American businessman and civil rights activist

Tomio Moriguchi (森口 富雄, Moriguchi Tomio) is an American businessman and civil rights activist who was CEO of the Uwajimaya supermarket chain in Seattle, Washington, from 1965 to 2007.

== Biography ==
Moriguchi was born in Tacoma, Washington, to Fujimatsu Moriguchi and Sadako Tsutakawa. He is the nephew of George Tsutakawa. During World War II, following the signing of Executive Order 9066, his family was interned at Pinedale, California, and then at Tule Lake. After the war, the family moved to Seattle's Japantown where Moriguchi's father re-established Uwajimaya on South Main Street.

After graduating from the University of Washington with a degree in mechanical engineering, Moriguchi worked at Boeing as an engineer, but left after his father's death to run Uwajimaya. He was CEO and president of Uwajimaya beginning in 1965. During his tenure, he moved Uwajimaya's base of operations several times, expanding the size of his business in various locations until moving to Uwajimaya Village in 2000. He was the president of the Seattle chapter of the Japanese American Citizens League in 1972. He was also a member of the National Council for Japanese American Redress (NCJAR). Moriguchi, along with Kristi Yamaguchi, was honored by the JACL as a "Japanese American of the Biennium" in 1992. In 1994, the Washington State Legislature adopted a bill which honored Moriguchi.

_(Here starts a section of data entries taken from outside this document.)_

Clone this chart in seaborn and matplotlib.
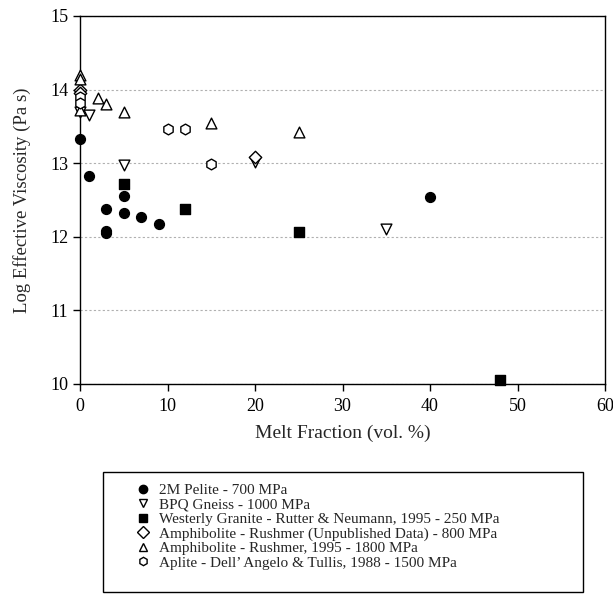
import matplotlib
matplotlib.use("Agg")
import matplotlib.pyplot as plt
from matplotlib.patches import Rectangle
from matplotlib.lines import Line2D
import seaborn as sns

# data
pelite_x = [0, 1, 3, 3, 3, 5, 5, 7, 9, 40]
pelite_y = [13.33, 12.82, 12.38, 12.05, 12.08, 12.56, 12.32, 12.27, 12.17, 12.54]

gneiss_x = [0, 1, 5, 20, 35]
gneiss_y = [13.70, 13.65, 12.97, 13.02, 12.10]

granite_x = [5, 12, 25, 48]
granite_y = [12.72, 12.38, 12.06, 10.06]

amph_unpub_x = [0, 0, 20]
amph_unpub_y = [14.00, 13.95, 13.08]

amph_1995_x = [0, 0, 0, 2, 3, 5, 15, 25]
amph_1995_y = [14.20, 14.15, 13.72, 13.88, 13.81, 13.70, 13.54, 13.42]

aplite_x = [0, 0, 10, 12, 15]
aplite_y = [13.90, 13.82, 13.47, 13.47, 12.99]

labels = [
    "2M Pelite - 700 MPa",
    "BPQ Gneiss - 1000 MPa",
    "Westerly Granite - Rutter & Neumann, 1995 - 250 MPa",
    "Amphibolite - Rushmer (Unpublished Data) - 800 MPa",
    "Amphibolite - Rushmer, 1995 - 1800 MPa",
    "Aplite - Dell\u2019 Angelo & Tullis, 1988 - 1500 MPa",
]

sns.set_style("ticks")
plt.rcParams["font.family"] = ["Liberation Serif", "DejaVu Serif"]

series = [
    (pelite_x, pelite_y, "o", True, 50),
    (gneiss_x, gneiss_y, "v", False, 60),
    (granite_x, granite_y, "s", True, 45),
    (amph_unpub_x, amph_unpub_y, "D", False, 40),
    (amph_1995_x, amph_1995_y, "^", False, 60),
    (aplite_x, aplite_y, "h", False, 60),
]

W, H = 613, 594
fig = plt.figure(figsize=(W / 100, H / 100), dpi=100)
ax = fig.add_axes([80 / W, 1 - 384 / H, 525 / W, 368 / H])

for xs, ys, mk, filled, size in series:
    sns.scatterplot(x=xs, y=ys, marker=mk, s=size, ax=ax,
                    facecolor="black" if filled else "white",
                    edgecolor="black", linewidth=1.0, clip_on=False, zorder=3)

ax.set_xlim(0, 60)
ax.set_ylim(10, 15)
ax.set_xticks(range(0, 61, 10))
ax.set_yticks(range(10, 16))
ax.yaxis.grid(True, linestyle=(0, (2, 2)), color="#b0b0b0", linewidth=0.8)
ax.set_axisbelow(True)
for sp in ax.spines.values():
    sp.set_color("black")
    sp.set_linewidth(1.0)
ax.tick_params(direction="out", length=5, width=1, colors="black", labelsize=13)
ax.tick_params(axis="x", pad=5)
ax.set_xlabel("Melt Fraction (vol. %)", fontsize=14, labelpad=7)
ax.set_ylabel("Log Effective Viscosity (Pa s)", fontsize=13.5, labelpad=14)

# legend box below the plot
fig.patches.append(Rectangle((103 / W, 1 - 592 / H), 480 / W, 120 / H,
                             transform=fig.transFigure, fill=False,
                             edgecolor="black", linewidth=1.0))
handles = []
for xs, ys, mk, filled, size in series:
    handles.append(Line2D([], [], linestyle="none", marker=mk, markersize=6,
                          markerfacecolor="black" if filled else "white",
                          markeredgecolor="black", markeredgewidth=1.0))
fig.legend(handles, labels, loc="upper left",
           bbox_to_anchor=(128 / W, 1 - 476 / H), frameon=False,
           fontsize=11, labelspacing=0.05, handletextpad=0.5,
           handlelength=1.0, borderpad=0)

fig.savefig("out.png", dpi=100)
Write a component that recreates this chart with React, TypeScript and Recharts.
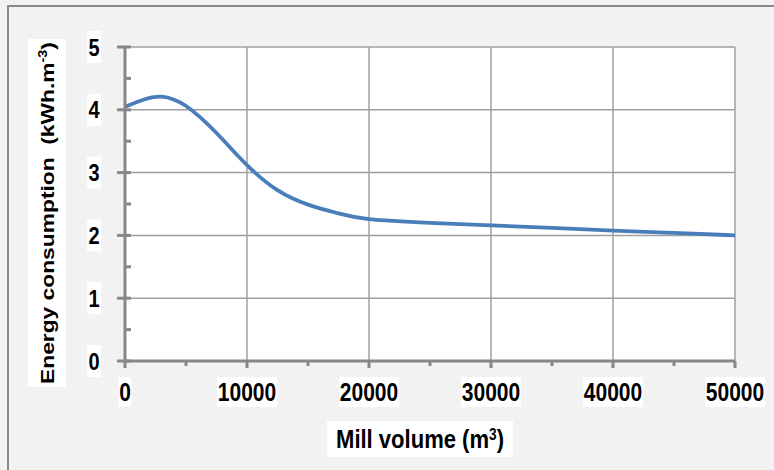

After stepping down as CEO of Uwajimaya in 2007, Moriguchi continued as chairman. On June 18, 2015, he visited Ehime University to discuss internship programs for students in the United States. He was named by Puget Sound Business Journal as one of the 35 most influential business leaders of Seattle for the past 35 years. Moriguchi retired from the management of the company in 2017. He continues to be involved in the company's real estate branch. His family received the 2017 Tomodachi Award for their contributions to the relations between Japan and Seattle.

Although he did not own Nagomi Tea House, Moriguchi founded it on Uwajimaya's former business site. He accepted his position as president of Keiro Northwest, of which he was a co-founder, in 2018. He and his family were named as recipients of the 2020 Seattle-King County First Citizen Award.

Moriguchi is the board president and treasurer of the Hokubei Hochi Foundation and president of the North American Post Publishing Company (and former publisher). His daughter Denise is president and CEO of Uwajimaya.